Jermall Charlo contends that he doesn’t want to fight an unknown underdog like Juan Macias Montiel on Saturday night.

The 31-year-old Charlo would prefer to challenge Canelo Alvarez or Gennadiy Golovkin. The two-division champion would welcome fights against Daniel Jacobs and Demetrius Andrade as well, but none of those fights were available to him during the time frame within which he wanted to return to the ring.

The Houston native instead will make an optional defense of his WBC middleweight title against Mexico’s Montiel at Toyota Center, the home arena of the NBA’s Houston Rockets. The William Hill sports book lists Charlo as a 33-1 favorite to beat Montiel in the main event of a Showtime Championship Boxing tripleheader (9 p.m. EDT; 6 p.m. PDT).

Montiel is a powerful puncher (22-4-2, 22 KOs), but Charlo’s fourth-ranked challenger was knocked out by Mexico’s Jaime Munguia (36-0, 29 KOs) in the second round of their welterweight fight in February 2017. The 27-year-old Montiel has competed at or near the middleweight limit since Munguia knocked him out, including a first-round stoppage of faded former contender James Kirkland (34-3, 30 KOs) on December 26 in Los Angeles.

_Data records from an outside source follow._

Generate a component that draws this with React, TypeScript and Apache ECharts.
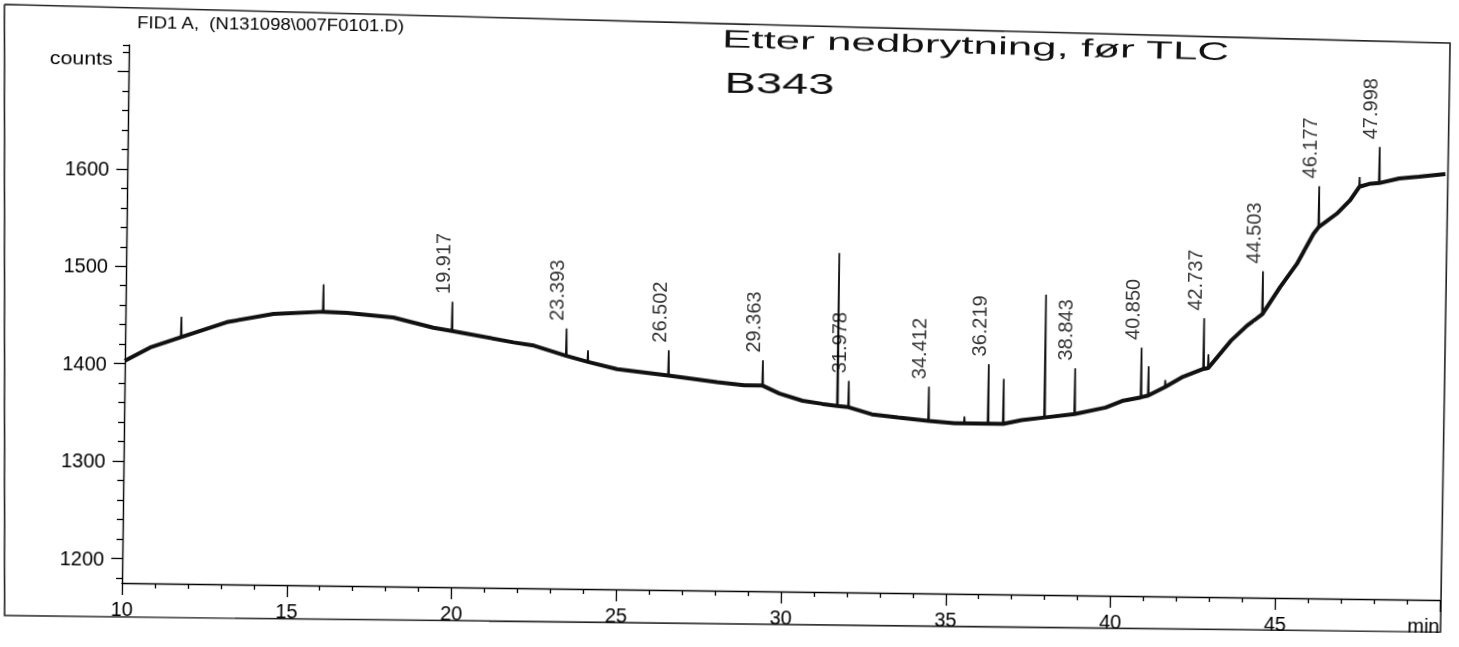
import React, { useEffect, useRef } from 'react';
import * as echarts from 'echarts';

// ---- data ----
// baseline (drift) points, minutes / counts
const baseTimes = [10.0, 10.76, 13.08, 14.49, 16.72, 18.13, 19.35, 21.79, 22.41, 24.94, 27.98, 28.8, 29.88, 30.58, 31.19, 32.69, 33.49, 35.2, 37.24, 39.78, 40.28, 42.08, 43.55, 44.04, 45.03, 45.53, 46.02, 46.72, 47.12, 47.69, 48.6, 49.2, 50.0];
const baseValues = [1403, 1417, 1444, 1453, 1455, 1451, 1441, 1427, 1424, 1401, 1389, 1386, 1378, 1371, 1368, 1358, 1355, 1350, 1354, 1368, 1375, 1400, 1438, 1454, 1494, 1518, 1549, 1570, 1584, 1601, 1607, 1609, 1612];

// spikes: retention time, baseline under the spike, apex
const spikeTimes = [11.7, 16.0, 19.917, 23.393, 24.05, 26.502, 29.363, 31.64, 31.978, 34.412, 35.5, 36.219, 36.68, 37.93, 38.843, 40.85, 41.07, 41.58, 42.737, 42.88, 44.503, 46.177, 47.4, 47.998];
const spikeBases = [1428, 1456, 1438, 1414, 1408, 1395, 1386, 1366, 1365, 1352, 1350, 1350, 1350, 1357, 1361, 1379, 1381, 1390, 1409, 1410, 1466, 1556, 1598, 1602];
const spikeApexes = [1449, 1484, 1468, 1442, 1420, 1421, 1412, 1523, 1392, 1387, 1357, 1411, 1396, 1483, 1408, 1430, 1411, 1397, 1461, 1424, 1510, 1598, 1608, 1639];
const spikeLabels = ['', '', '19.917', '23.393', '', '26.502', '29.363', '', '31.978', '34.412', '', '36.219', '', '', '38.843', '40.850', '', '', '42.737', '', '44.503', '46.177', '', '47.998'];

// axes
const xMin = 10;
const xMax = 50;
const xStep = 5;
const yMin = 1175;
const yMax = 1727;
const yMajorTicks = [1200, 1300, 1400, 1500, 1600, 1700];
const yMinorTicks = [1180, 1220, 1240, 1260, 1280, 1320, 1340, 1360, 1380, 1420, 1440, 1460, 1480, 1520, 1540, 1560, 1580, 1620, 1640, 1660, 1680, 1720, 1727];
const yLabelValues = [1200, 1300, 1400, 1500, 1600];

const titleText = 'FID1 A,  (N131098\\007F0101.D)';
const unitText = 'counts';
const noteLine1 = 'Etter nedbrytning, før TLC';
const noteLine2 = 'B343';

const FONT = '"Liberation Sans", Arial, sans-serif';
const PAD = 20; // extra room around the (slightly rotated) scanned page

function fitScale(text: string, size: number, target: number, weight = 'normal') {
  const c = document.createElement('canvas').getContext('2d');
  if (!c) return 1;
  c.font = `${weight} ${size}px "Liberation Sans", Arial, sans-serif`;
  const w = c.measureText(text).width;
  return w > 0 ? target / w : 1;
}

export default function App() {
  const ref = useRef<HTMLDivElement>(null);
  useEffect(() => {
    if (!ref.current) return;
    const chart = echarts.init(ref.current, null, { renderer: 'svg' });

    const basePts: [number, number][] = [];
    baseTimes.forEach((t, i) => basePts.push([t, baseValues[i]]));
    spikeTimes.forEach((t, i) => basePts.push([t, spikeBases[i]]));
    basePts.sort((a, b) => a[0] - b[0]);

    const spikePts: any[] = [];
    spikeTimes.forEach((t, i) => {
      spikePts.push([t - 0.015, spikeBases[i]]);
      spikePts.push([t, spikeApexes[i]]);
      spikePts.push([t + 0.015, spikeBases[i]]);
      spikePts.push([t + 0.02, null]);
    });

    const labelPts: any[] = [];
    spikeTimes.forEach((t, i) => {
      if (spikeLabels[i]) labelPts.push({ value: [t, spikeApexes[i]], name: spikeLabels[i] });
    });

    const axisColor = '#000';
    const P = (x: number, y: number) => [x + PAD, y + PAD];

    chart.setOption({
      animation: false,
      backgroundColor: 'transparent',
      grid: { left: 122 + PAD, right: 19 + PAD, top: 45 + PAD, bottom: 64 + PAD, containLabel: false },
      xAxis: {
        type: 'value',
        min: xMin,
        max: xMax,
        interval: xStep,
        axisLine: { show: true, lineStyle: { color: axisColor, width: 1.4 } },
        axisTick: { show: true, length: 12, lineStyle: { color: axisColor, width: 1.3 } },
        minorTick: { show: true, splitNumber: 5, length: 5, lineStyle: { color: axisColor, width: 1.3 } },
        splitLine: { show: false },
        axisLabel: {
          margin: 16,
          fontSize: 20,
          fontFamily: FONT,
          color: '#000',
          alignMaxLabel: 'right',
          formatter: (v: number) => (v === xMax ? 'min' : String(v)),
        },
      },
      yAxis: [
        {
          type: 'value',
          min: yMin,
          max: yMax,
          axisLine: { show: true, lineStyle: { color: axisColor, width: 1.4 } },
          axisTick: { show: true, length: 11, customValues: yMajorTicks, lineStyle: { color: axisColor, width: 1.3 } },
          splitLine: { show: false },
          axisLabel: {
            show: true,
            customValues: yLabelValues,
            margin: 18,
            fontSize: 20,
            fontFamily: FONT,
            color: '#000',
            formatter: (v: number) => String(v),
          },
        },
        {
          type: 'value',
          min: yMin,
          max: yMax,
          position: 'left',
          offset: 0,
          axisLine: { show: false },
          axisTick: { show: true, length: 6, customValues: yMinorTicks, lineStyle: { color: axisColor, width: 1.3 } },
          splitLine: { show: false },
          axisLabel: { show: false },
        },
      ],
      series: [
        {
          type: 'line',
          name: 'baseline',
          data: basePts,
          showSymbol: false,
          symbol: 'none',
          clip: false,
          lineStyle: { color: '#111', width: 4 },
          z: 3,
        },
        {
          type: 'line',
          name: 'spikes',
          data: spikePts,
          showSymbol: false,
          symbol: 'none',
          connectNulls: false,
          clip: false,
          lineStyle: { color: '#111', width: 1.7 },
          z: 4,
        },
        {
          type: 'scatter',
          name: 'labels',
          data: labelPts,
          symbolSize: 1,
          itemStyle: { color: 'rgba(0,0,0,0)' },
          label: {
            show: true,
            position: 'top',
            distance: 7,
            rotate: 90,
            align: 'left',
            verticalAlign: 'bottom',
            fontSize: 20,
            fontFamily: FONT,
            color: '#000',
            formatter: (p: any) => p.name,
          },
          z: 5,
        },
      ],
      graphic: [
        {
          type: 'polyline',
          shape: { points: [P(-3, 6), P(1443, 26), P(1441, 615), P(5, 617), P(-3, 6)] },
          style: { stroke: '#222', lineWidth: 1.6, fill: null },
          silent: true,
        },
        {
          type: 'text',
          x: 130 + PAD,
          y: 22 + PAD,
          scaleX: fitScale(titleText, 17, 268),
          style: { text: titleText, font: `17px ${FONT}`, fill: '#000', textAlign: 'left', textVerticalAlign: 'middle' },
        },
        {
          type: 'text',
          x: 43 + PAD,
          y: 58 + PAD,
          scaleX: fitScale(unitText, 19, 63),
          style: { text: unitText, font: `19px ${FONT}`, fill: '#000', textAlign: 'left', textVerticalAlign: 'middle' },
        },
        {
          type: 'text',
          x: 715 + PAD,
          y: 31 + PAD,
          rotation: -0.013,
          scaleX: fitScale(noteLine1, 25, 508),
          style: { text: noteLine1, font: `25px ${FONT}`, fill: '#111', textAlign: 'left', textVerticalAlign: 'middle' },
        },
        {
          type: 'text',
          x: 718 + PAD,
          y: 74 + PAD,
          scaleX: fitScale(noteLine2, 30, 110),
          style: { text: noteLine2, font: `30px ${FONT}`, fill: '#111', textAlign: 'left', textVerticalAlign: 'middle' },
        },
      ],
    });
    return () => chart.dispose();
  }, []);

  return (
    <div
      ref={ref}
      style={{
        position: 'fixed',
        left: -PAD,
        top: -PAD,
        width: 1459 + 2 * PAD,
        height: 647 + 2 * PAD,
        transform: 'rotate(0.74deg)',
        transformOrigin: `${122 + PAD}px ${583 + PAD}px`,
      }}
    />
  );
}
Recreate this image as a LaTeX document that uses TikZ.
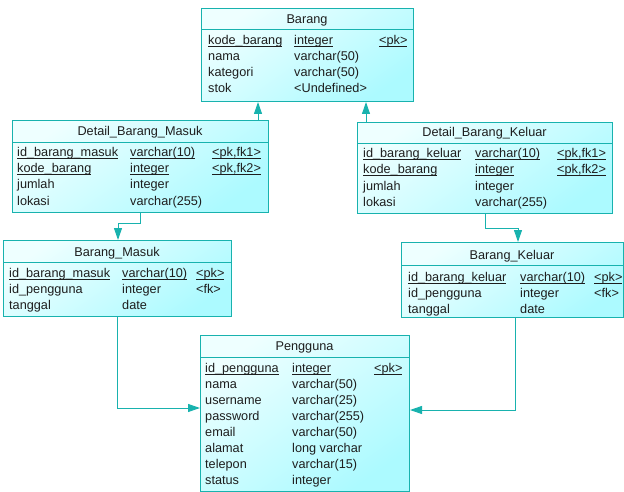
\documentclass[tikz,border=0pt]{standalone}
\usepackage{fontspec}
\setmainfont{Liberation Sans}
\usetikzlibrary{arrows.meta}
\definecolor{tealline}{RGB}{24,178,174}
\definecolor{celltop}{RGB}{238,255,255}
\definecolor{cellbot}{RGB}{172,250,255}
\definecolor{txtgray}{RGB}{30,30,30}
% key fields: rule just under the baseline
\newcommand{\keyul}[1]{{\setbox0\hbox{#1}\rlap{\rule[-2.2pt]{\wd0}{0.7pt}}\box0}}
\tikzset{
  tbl/.style={draw=tealline, line width=1pt, top color=celltop, bottom color=cellbot,
    shading angle=35, anchor=north west, inner sep=0pt},
  hdr/.style={anchor=base, inner sep=0pt, text=txtgray},
  fld/.style={anchor=base west, inner sep=0pt, text=txtgray},
  sep/.style={draw=tealline, line width=1pt},
  fk/.style={draw=tealline, line width=1pt, -{Triangle[length=12pt,width=8pt]}}
}
\begin{document}
\begin{tikzpicture}[x=1pt, y=-1pt, font=\fontsize{12.7pt}{15pt}\selectfont]
  \useasboundingbox (0,0) rectangle (624,492);

  % Barang
  \node[tbl, minimum width=212pt, minimum height=93pt] (barang) at (201,8) {};
  \draw[sep] (barang.west |- 0,30) -- (barang.east |- 0,30);
  \node[hdr] (barang-t) at (307,24) {Barang};
  \foreach \n/\t/\k [count=\i from 0] in {%
      {\keyul{kode\_barang}}/{\keyul{integer}}/{\keyul{<pk>}},
      nama/varchar(50)/{},
      kategori/varchar(50)/{},
      stok/{<Undefined>}/{}}{
    \node[fld] (barang-n\i) at (208,45+16*\i) {\n};
    \node[fld] (barang-y\i) at (294,45+16*\i) {\t};
    \node[fld] (barang-k\i) at (379,45+16*\i) {\k};
  }

  % Detail_Barang_Masuk
  \node[tbl, minimum width=256pt, minimum height=92pt] (dbm) at (12,120) {};
  \draw[sep] (dbm.west |- 0,143) -- (dbm.east |- 0,143);
  \node[hdr] (dbm-t) at (140,136) {Detail\_Barang\_Masuk};
  \foreach \n/\t/\k [count=\i from 0] in {%
      {\keyul{id\_barang\_masuk}}/{\keyul{varchar(10)}}/{\keyul{<pk,fk1>}},
      {\keyul{kode\_barang}}/{\keyul{integer}}/{\keyul{<pk,fk2>}},
      jumlah/integer/{},
      lokasi/varchar(255)/{}}{
    \node[fld] (dbm-n\i) at (17,157+16*\i) {\n};
    \node[fld] (dbm-y\i) at (130,157+16*\i) {\t};
    \node[fld] (dbm-k\i) at (212,157+16*\i) {\k};
  }

  % Detail_Barang_Keluar
  \node[tbl, minimum width=255pt, minimum height=91pt] (dbk) at (357,122) {};
  \draw[sep] (dbk.west |- 0,144) -- (dbk.east |- 0,144);
  \node[hdr] (dbk-t) at (484.5,137) {Detail\_Barang\_Keluar};
  \foreach \n/\t/\k [count=\i from 0] in {%
      {\keyul{id\_barang\_keluar}}/{\keyul{varchar(10)}}/{\keyul{<pk,fk1>}},
      {\keyul{kode\_barang}}/{\keyul{integer}}/{\keyul{<pk,fk2>}},
      jumlah/integer/{},
      lokasi/varchar(255)/{}}{
    \node[fld] (dbk-n\i) at (363,158+16*\i) {\n};
    \node[fld] (dbk-y\i) at (475,158+16*\i) {\t};
    \node[fld] (dbk-k\i) at (557,158+16*\i) {\k};
  }

  % Barang_Masuk
  \node[tbl, minimum width=228pt, minimum height=76pt] (bm) at (3,240) {};
  \draw[sep] (bm.west |- 0,262) -- (bm.east |- 0,262);
  \node[hdr] (bm-t) at (117,256) {Barang\_Masuk};
  \foreach \n/\t/\k [count=\i from 0] in {%
      {\keyul{id\_barang\_masuk}}/{\keyul{varchar(10)}}/{\keyul{<pk>}},
      id\_pengguna/integer/{<fk>},
      tanggal/date/{}}{
    \node[fld] (bm-n\i) at (9,277+16*\i) {\n};
    \node[fld] (bm-y\i) at (122,277+16*\i) {\t};
    \node[fld] (bm-k\i) at (196,277+16*\i) {\k};
  }

  % Barang_Keluar
  \node[tbl, minimum width=222pt, minimum height=75pt] (bk) at (401,242) {};
  \draw[sep] (bk.west |- 0,265) -- (bk.east |- 0,265);
  \node[hdr] (bk-t) at (512,259) {Barang\_Keluar};
  \foreach \n/\t/\k [count=\i from 0] in {%
      {\keyul{id\_barang\_keluar}}/{\keyul{varchar(10)}}/{\keyul{<pk>}},
      id\_pengguna/integer/{<fk>},
      tanggal/date/{}}{
    \node[fld] (bk-n\i) at (408,281+16*\i) {\n};
    \node[fld] (bk-y\i) at (520,281+16*\i) {\t};
    \node[fld] (bk-k\i) at (594,281+16*\i) {\k};
  }

  % Pengguna
  \node[tbl, minimum width=209pt, minimum height=156pt] (pengguna) at (200,335) {};
  \draw[sep] (pengguna.west |- 0,357) -- (pengguna.east |- 0,357);
  \node[hdr] (pengguna-t) at (304.5,350) {Pengguna};
  \foreach \n/\t/\k [count=\i from 0] in {%
      {\keyul{id\_pengguna}}/{\keyul{integer}}/{\keyul{<pk>}},
      nama/varchar(50)/{},
      username/varchar(25)/{},
      password/varchar(255)/{},
      email/varchar(50)/{},
      alamat/long varchar/{},
      telepon/varchar(15)/{},
      status/integer/{}}{
    \node[fld] (pengguna-n\i) at (205,372+16*\i) {\n};
    \node[fld] (pengguna-y\i) at (292,372+16*\i) {\t};
    \node[fld] (pengguna-k\i) at (374,372+16*\i) {\k};
  }

  % references
  \draw[fk] (dbm.north -| 258,0) -- (barang.south -| 258,0);
  \draw[fk] (dbk.north -| 366,0) -- (barang.south -| 366,0);
  \draw[fk] (dbm.south -| 140,0) |- (118,223) -- (bm.north -| 118,0);
  \draw[fk] (dbk.south -| 485,0) |- (518,228) -- (bk.north -| 518,0);
  \draw[fk] (bm.south -| 117,0) |- (pengguna.west |- 0,408);
  \draw[fk] (bk.south -| 515,0) |- (pengguna.east |- 0,410);
\end{tikzpicture}
\end{document}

“Apparently, the things that I want next I don’t never get,” Charlo said during a virtual press conference recently. “So, I just wanna be safe, I wanna be happy, I wanna take care of my family. I put my life on the line. If they give me Canelo, I’ll go to get Canelo. If they give me Golovkin, I’ll go get Golovkin. Danny Jacobs, Andrade, whatever, whoever they want. Whoever they want Jermall Charlo to fight. Right now, I got Juan Montiel. You know, and he think he gonna knock me out. So, he just lit the birthday cake for his self.”

Mexico’s Alvarez (56-1-2, 38 KOs) probably will box IBF super middleweight champ Caleb Plant (21-0, 12 KOs) in a full title unification fight in September.

The 39-year-old Golovkin (41-1-1, 36 KOs) probably wouldn’t be an option for Charlo (31-0, 22 KOs) until next spring because the IBF/IBO middleweight champion likely will take a tune-up type of fight late in the summer before facing WBA middleweight champ Ryota Murata (16-2, 13 KOs) late in December in Tokyo.

Fights against Andrade (30-0, 18 KOs), the WBO middleweight champion, and Jacobs (37-3, 30 KOs) seem more makeable at the moment than showdowns with Alvarez or Golovkin.

Regardless, if Charlo cannot secure any of the fights he mentioned, it won’t necessarily accelerate his move from the 160-pound limit to the 168-pound division.

“Nah, I’ll just continue to fight fights like these,” Charlo said, “until the guys realize, you know, that somebody gotta try and come get this WBC belt one day or another.”

Charlo, a former IBF junior middleweight champ, is interested in competing in the super middleweight division, yet only for high-profile fights for which he would earn praise for winning. If he were to box Jacobs, a former IBF/WBA middleweight champ, that fight would have to be contested at least at a catch weight between middleweight and super middleweight because Jacobs can’t make middleweight anymore.

“I mean, I’m comfortable here at 160,” Charlo said. “I’m the king at 160. Man, the sky’s the limit. I’ll go up, of course, you know I’ll go up for the bigger fights. But the bigger fights gotta come to me. You know, they gotta wanna fight me. So, I can’t make ‘em get in the ring with me. It’s nothing I can do about that.”